>> Start

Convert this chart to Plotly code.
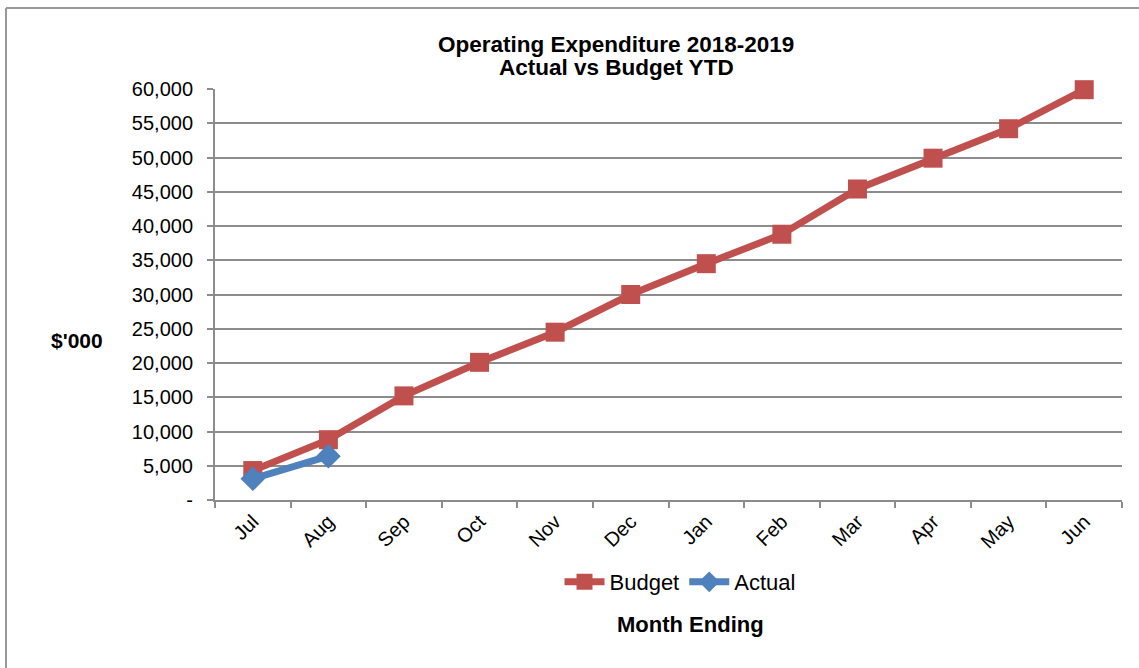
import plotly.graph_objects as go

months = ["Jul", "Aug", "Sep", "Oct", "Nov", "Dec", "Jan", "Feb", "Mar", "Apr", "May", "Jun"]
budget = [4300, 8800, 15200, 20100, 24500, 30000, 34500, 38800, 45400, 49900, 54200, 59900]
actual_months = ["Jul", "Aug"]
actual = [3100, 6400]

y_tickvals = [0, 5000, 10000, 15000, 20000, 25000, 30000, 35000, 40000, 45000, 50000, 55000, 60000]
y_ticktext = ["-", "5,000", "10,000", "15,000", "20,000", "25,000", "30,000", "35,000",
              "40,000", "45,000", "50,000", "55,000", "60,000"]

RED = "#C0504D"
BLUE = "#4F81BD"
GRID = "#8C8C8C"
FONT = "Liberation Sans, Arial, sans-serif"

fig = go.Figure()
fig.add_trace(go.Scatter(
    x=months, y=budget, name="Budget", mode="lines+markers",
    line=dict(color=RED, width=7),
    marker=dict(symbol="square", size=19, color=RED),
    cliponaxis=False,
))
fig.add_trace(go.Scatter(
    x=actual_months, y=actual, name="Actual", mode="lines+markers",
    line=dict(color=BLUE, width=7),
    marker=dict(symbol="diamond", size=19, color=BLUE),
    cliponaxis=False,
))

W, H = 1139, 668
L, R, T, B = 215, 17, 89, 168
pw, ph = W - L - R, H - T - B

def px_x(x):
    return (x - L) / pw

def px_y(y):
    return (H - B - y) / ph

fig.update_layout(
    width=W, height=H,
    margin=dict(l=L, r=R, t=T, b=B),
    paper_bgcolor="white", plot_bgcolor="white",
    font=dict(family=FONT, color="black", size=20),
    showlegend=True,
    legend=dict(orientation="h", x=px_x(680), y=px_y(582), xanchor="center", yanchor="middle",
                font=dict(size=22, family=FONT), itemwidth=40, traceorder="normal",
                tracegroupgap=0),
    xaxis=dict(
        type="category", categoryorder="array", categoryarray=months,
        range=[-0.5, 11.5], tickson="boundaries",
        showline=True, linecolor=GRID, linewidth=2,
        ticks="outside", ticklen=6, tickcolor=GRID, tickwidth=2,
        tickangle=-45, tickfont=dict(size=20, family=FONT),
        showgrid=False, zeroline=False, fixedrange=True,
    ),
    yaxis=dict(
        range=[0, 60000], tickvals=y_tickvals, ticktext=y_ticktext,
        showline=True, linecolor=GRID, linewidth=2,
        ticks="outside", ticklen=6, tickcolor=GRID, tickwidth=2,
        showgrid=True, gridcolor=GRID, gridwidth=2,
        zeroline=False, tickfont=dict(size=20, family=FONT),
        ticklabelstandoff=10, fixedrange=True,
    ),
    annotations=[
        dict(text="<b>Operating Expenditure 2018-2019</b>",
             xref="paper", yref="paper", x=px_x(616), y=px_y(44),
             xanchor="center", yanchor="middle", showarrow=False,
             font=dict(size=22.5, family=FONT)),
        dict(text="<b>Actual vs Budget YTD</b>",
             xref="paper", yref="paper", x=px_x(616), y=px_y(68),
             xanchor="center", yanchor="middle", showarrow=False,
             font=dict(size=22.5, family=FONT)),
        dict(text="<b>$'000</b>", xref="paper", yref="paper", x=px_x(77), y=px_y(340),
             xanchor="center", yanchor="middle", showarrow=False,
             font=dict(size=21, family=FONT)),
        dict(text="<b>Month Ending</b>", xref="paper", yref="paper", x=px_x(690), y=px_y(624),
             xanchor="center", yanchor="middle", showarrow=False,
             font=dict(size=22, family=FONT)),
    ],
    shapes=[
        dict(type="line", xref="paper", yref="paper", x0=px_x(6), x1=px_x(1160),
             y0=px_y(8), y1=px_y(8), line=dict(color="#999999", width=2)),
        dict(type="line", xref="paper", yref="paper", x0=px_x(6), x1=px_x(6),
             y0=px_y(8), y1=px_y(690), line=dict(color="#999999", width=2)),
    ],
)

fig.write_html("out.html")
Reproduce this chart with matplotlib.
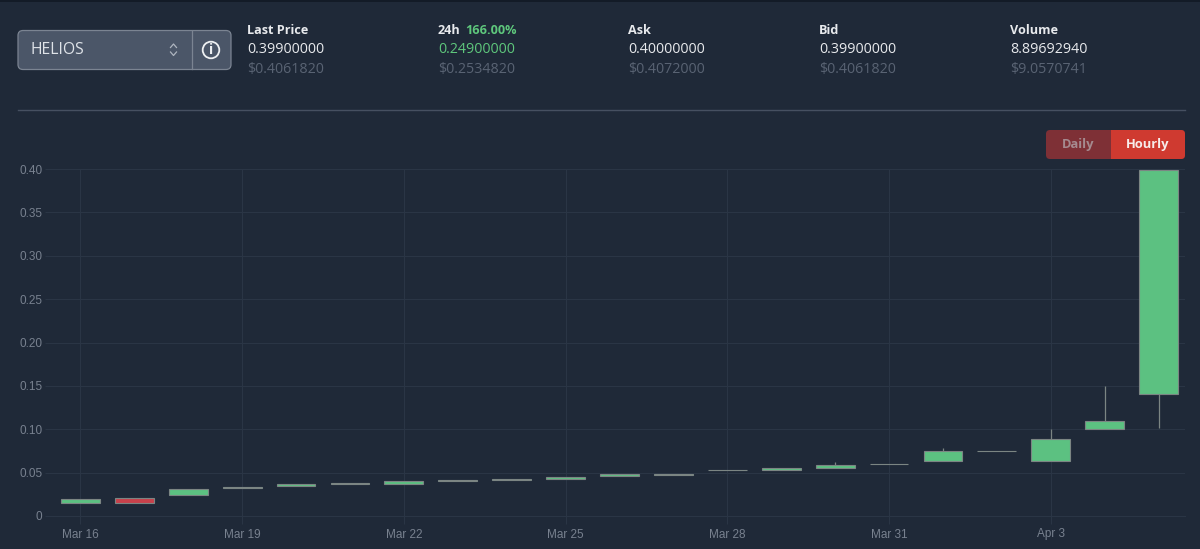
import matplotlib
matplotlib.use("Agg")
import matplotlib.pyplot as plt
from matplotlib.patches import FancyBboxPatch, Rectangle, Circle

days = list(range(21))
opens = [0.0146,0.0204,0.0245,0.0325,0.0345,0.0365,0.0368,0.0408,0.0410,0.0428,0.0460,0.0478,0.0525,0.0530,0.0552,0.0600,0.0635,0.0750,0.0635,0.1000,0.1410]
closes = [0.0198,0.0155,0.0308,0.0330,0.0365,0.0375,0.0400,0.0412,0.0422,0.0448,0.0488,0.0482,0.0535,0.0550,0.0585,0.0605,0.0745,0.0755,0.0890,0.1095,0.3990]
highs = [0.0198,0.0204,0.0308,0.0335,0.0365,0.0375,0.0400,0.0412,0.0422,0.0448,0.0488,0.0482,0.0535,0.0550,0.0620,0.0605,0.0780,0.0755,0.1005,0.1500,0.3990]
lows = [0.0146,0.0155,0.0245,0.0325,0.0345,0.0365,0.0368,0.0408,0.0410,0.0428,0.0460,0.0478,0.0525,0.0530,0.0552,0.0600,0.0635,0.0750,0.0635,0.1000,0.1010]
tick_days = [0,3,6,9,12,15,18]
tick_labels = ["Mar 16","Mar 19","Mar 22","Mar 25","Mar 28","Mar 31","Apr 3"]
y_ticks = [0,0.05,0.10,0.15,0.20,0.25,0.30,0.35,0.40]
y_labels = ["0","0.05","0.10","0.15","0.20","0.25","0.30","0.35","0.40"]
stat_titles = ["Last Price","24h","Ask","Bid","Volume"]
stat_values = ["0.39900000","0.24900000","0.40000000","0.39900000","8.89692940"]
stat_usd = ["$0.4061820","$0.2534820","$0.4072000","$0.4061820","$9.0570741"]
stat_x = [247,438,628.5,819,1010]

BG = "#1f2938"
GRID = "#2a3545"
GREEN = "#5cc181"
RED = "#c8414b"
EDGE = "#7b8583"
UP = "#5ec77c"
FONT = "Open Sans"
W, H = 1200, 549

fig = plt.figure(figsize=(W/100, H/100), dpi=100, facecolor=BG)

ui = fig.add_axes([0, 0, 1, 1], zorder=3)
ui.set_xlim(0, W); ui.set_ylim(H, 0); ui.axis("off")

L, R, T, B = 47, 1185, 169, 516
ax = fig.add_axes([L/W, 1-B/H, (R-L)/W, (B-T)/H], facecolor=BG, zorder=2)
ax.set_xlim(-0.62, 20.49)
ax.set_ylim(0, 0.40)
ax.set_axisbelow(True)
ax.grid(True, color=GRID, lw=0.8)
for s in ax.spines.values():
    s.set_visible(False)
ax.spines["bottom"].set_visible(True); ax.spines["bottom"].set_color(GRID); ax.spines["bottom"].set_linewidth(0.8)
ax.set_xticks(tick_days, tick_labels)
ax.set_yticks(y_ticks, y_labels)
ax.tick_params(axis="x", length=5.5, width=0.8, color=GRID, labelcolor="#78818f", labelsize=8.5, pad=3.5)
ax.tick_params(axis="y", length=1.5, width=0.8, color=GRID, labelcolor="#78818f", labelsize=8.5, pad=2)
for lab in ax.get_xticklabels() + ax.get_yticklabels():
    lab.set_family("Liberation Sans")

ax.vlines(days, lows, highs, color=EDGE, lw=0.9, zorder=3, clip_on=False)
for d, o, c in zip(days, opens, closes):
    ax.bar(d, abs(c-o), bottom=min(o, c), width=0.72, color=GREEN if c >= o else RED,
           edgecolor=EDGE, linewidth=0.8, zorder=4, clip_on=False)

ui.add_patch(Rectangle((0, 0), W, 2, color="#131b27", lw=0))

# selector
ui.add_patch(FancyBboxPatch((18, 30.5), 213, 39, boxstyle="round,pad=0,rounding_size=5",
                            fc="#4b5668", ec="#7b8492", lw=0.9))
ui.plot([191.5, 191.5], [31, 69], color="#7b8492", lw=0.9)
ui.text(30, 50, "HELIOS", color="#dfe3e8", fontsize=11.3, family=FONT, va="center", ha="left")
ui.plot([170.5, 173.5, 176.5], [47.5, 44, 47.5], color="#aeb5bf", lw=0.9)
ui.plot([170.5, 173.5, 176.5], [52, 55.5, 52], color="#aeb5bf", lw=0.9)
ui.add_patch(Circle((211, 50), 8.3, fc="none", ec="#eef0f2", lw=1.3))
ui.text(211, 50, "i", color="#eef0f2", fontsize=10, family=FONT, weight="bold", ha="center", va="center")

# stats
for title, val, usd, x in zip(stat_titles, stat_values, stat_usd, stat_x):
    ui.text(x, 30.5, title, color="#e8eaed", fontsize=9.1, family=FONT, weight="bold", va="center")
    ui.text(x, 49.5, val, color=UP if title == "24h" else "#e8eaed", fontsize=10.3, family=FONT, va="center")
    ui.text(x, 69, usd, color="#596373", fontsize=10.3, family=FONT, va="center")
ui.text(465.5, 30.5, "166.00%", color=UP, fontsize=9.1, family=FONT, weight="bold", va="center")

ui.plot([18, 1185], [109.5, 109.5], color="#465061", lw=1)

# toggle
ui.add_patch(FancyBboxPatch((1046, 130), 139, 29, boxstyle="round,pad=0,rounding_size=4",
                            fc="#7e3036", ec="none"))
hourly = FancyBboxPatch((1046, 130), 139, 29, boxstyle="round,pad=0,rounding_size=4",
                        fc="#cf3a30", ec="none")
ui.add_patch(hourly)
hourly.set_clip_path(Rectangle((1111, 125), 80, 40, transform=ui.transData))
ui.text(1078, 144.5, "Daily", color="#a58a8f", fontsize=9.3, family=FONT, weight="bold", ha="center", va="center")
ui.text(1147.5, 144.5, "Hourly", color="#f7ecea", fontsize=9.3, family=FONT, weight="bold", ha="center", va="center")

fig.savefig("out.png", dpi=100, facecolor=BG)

>> End

__Stated goal__.
Up to and including the line that contains "return (H - B - y) / ph", print the records above exactly from their first line, without any pictures.

__Final result__.
Convert this chart to Plotly code.
import plotly.graph_objects as go

months = ["Jul", "Aug", "Sep", "Oct", "Nov", "Dec", "Jan", "Feb", "Mar", "Apr", "May", "Jun"]
budget = [4300, 8800, 15200, 20100, 24500, 30000, 34500, 38800, 45400, 49900, 54200, 59900]
actual_months = ["Jul", "Aug"]
actual = [3100, 6400]

y_tickvals = [0, 5000, 10000, 15000, 20000, 25000, 30000, 35000, 40000, 45000, 50000, 55000, 60000]
y_ticktext = ["-", "5,000", "10,000", "15,000", "20,000", "25,000", "30,000", "35,000",
              "40,000", "45,000", "50,000", "55,000", "60,000"]

RED = "#C0504D"
BLUE = "#4F81BD"
GRID = "#8C8C8C"
FONT = "Liberation Sans, Arial, sans-serif"

fig = go.Figure()
fig.add_trace(go.Scatter(
    x=months, y=budget, name="Budget", mode="lines+markers",
    line=dict(color=RED, width=7),
    marker=dict(symbol="square", size=19, color=RED),
    cliponaxis=False,
))
fig.add_trace(go.Scatter(
    x=actual_months, y=actual, name="Actual", mode="lines+markers",
    line=dict(color=BLUE, width=7),
    marker=dict(symbol="diamond", size=19, color=BLUE),
    cliponaxis=False,
))

W, H = 1139, 668
L, R, T, B = 215, 17, 89, 168
pw, ph = W - L - R, H - T - B

def px_x(x):
    return (x - L) / pw

def px_y(y):
    return (H - B - y) / ph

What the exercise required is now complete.